I know, but what i mean is this:

You store it like this currently:

{
["filename"] = {
"Line1",
"Line2"
}
}
Why don't you store it like this:

{
["filename"] = "Line1\nLine2"
}
You can just do

f = fs.open(file,"r")
files[file] = f.readAll()
f.close()

That IS a good idea. HMM…
Lyqyd #19
Posted 20 August 2016 - 08:28 PM
Uhh,


local max = 0
for match in string.gmatch(fileContents, "%](=*)%]" do
  max = math.max(max, #match)
end

local quotedContents = "["..string.rep("=", max + 1).."["..fileContents.."]"..string.rep("=", max + 1).."]"

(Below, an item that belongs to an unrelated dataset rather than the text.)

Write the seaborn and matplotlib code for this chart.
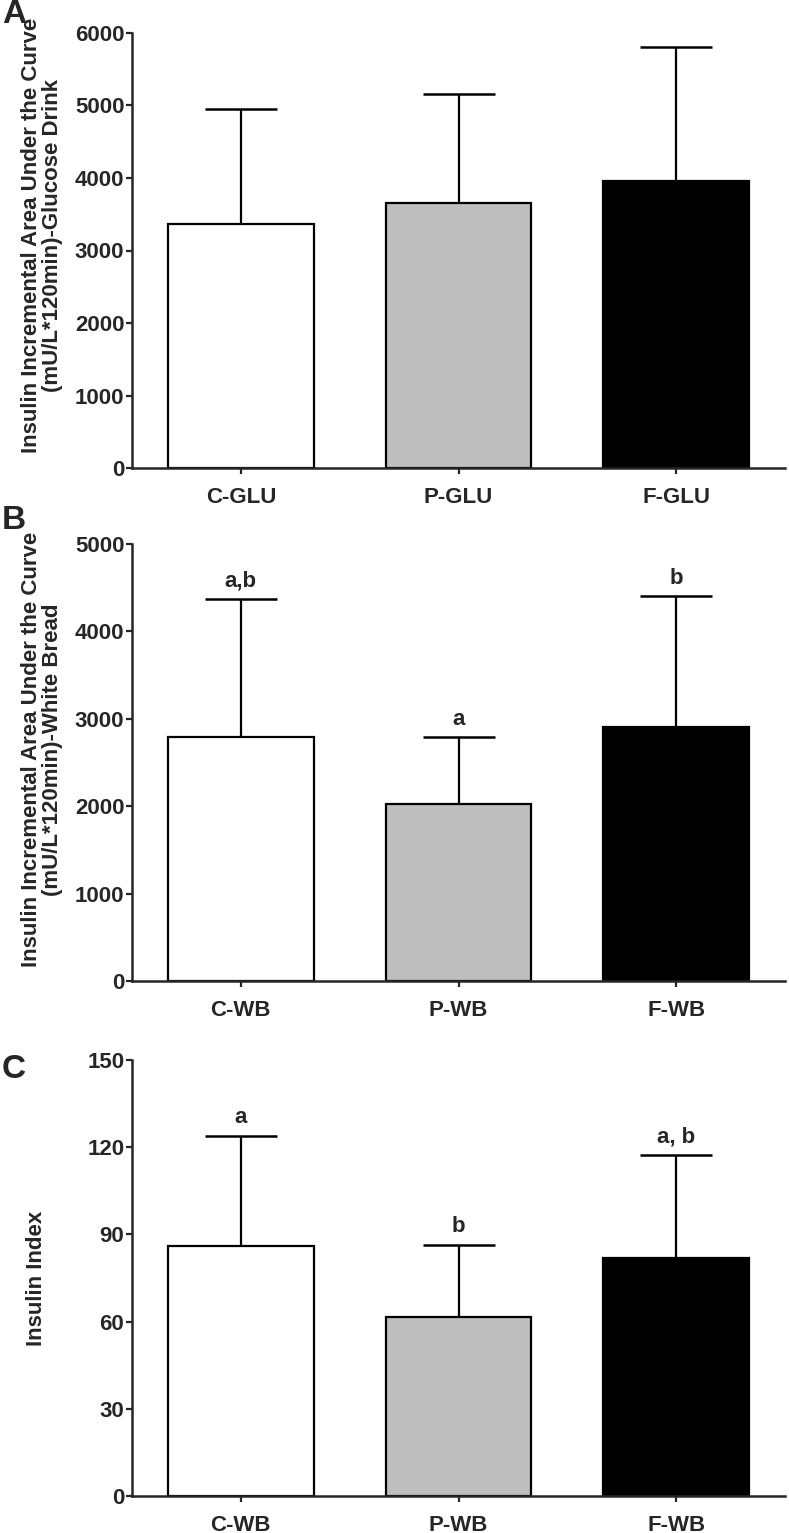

Yeah, that's waaay too complicated.
LDDestroier #20
Posted 20 August 2016 - 09:08 PM
Uhh,


local max = 0
for match in string.gmatch(fileContents, "%](=*)%]" do
  max = math.max(max, #match)
end

local quotedContents = "["..string.rep("=", max + 1).."["..fileContents.."]"..string.rep("=", max + 1).."]"

Yeah, that's waaay too complicated.

…lazy bastard I am. Also, um, I've never touched the string.gmatch function, and didn't know you could do "for match", so pooh pooh on me. Personally, I think the whole string.gsub/gmatch patterns are complicated, and I never could remember them.

Lesson for today is to look at every Lua function ever. Anyway, I tried to replace all instances of "\n" with "\\n" so it could fit on one line, but…it didn't work. Looking in one of the files, I saw an instance of "\\n", when I expected "\n"…and I haven't the slightest idea why.
Luca_S #21
Posted 21 August 2016 - 09:44 AM
Uhh,


local max = 0
for match in string.gmatch(fileContents, "%](=*)%]" do
  max = math.max(max, #match)
end

local quotedContents = "["..string.rep("=", max + 1).."["..fileContents.."]"..string.rep("=", max + 1).."]"

Yeah, that's waaay too complicated.
Even if you don't remove the newlines and stuff from serialization you could save a lot of space by saving a whole file into only one string, not into multiple strings(1 per line).

I asked someone who has a function to serialize something without the formatting if he has any problems with releasing it.